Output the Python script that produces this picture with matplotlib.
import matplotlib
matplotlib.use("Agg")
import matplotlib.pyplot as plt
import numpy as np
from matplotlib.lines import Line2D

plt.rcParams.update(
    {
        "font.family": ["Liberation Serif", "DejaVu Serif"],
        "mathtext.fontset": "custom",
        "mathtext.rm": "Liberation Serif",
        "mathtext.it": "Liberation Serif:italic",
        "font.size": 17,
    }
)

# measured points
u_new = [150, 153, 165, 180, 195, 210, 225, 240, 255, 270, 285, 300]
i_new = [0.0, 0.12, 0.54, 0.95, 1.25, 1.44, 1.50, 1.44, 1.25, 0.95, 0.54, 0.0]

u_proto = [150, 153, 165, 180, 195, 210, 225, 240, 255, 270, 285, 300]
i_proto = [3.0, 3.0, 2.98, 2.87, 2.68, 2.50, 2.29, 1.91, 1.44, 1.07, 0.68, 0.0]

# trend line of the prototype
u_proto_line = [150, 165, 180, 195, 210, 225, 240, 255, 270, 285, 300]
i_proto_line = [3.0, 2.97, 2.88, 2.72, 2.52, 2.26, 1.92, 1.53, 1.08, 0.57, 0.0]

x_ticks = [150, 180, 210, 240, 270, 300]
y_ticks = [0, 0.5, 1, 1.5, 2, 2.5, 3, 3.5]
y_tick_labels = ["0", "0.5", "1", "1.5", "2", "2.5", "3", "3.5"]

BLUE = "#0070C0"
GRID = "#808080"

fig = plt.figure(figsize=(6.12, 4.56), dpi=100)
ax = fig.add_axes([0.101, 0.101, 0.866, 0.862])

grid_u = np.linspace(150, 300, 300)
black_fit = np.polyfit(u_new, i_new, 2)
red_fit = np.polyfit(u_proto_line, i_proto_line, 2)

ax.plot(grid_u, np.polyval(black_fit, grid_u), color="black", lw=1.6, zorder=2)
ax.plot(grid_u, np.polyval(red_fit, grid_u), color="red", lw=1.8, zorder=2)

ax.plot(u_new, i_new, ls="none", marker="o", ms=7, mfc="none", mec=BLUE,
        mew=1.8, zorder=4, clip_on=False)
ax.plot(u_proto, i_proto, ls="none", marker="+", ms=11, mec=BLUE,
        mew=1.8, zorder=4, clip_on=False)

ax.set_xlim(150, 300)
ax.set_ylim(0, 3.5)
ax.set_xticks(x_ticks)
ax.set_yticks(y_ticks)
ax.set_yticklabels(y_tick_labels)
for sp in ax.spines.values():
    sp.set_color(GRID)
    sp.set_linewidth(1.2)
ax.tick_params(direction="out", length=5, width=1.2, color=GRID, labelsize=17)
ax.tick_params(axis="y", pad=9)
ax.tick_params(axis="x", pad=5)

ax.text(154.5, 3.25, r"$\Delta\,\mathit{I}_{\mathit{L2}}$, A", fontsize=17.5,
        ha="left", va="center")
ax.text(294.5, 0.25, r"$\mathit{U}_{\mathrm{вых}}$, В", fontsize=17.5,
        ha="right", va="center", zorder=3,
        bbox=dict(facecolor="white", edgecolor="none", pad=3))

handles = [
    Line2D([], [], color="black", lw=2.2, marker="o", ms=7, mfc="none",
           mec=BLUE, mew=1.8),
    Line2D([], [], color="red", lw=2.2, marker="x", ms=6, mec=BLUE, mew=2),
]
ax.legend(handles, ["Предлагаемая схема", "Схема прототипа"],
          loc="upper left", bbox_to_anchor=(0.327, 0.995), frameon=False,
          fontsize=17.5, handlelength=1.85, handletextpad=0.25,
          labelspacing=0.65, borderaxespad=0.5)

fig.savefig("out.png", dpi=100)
::::::
- **Exercise instructions**
Search the lines above for the string "picture" and copy each line that has it.

- **Answer to the problem**
Output the Python script that produces this picture with matplotlib.

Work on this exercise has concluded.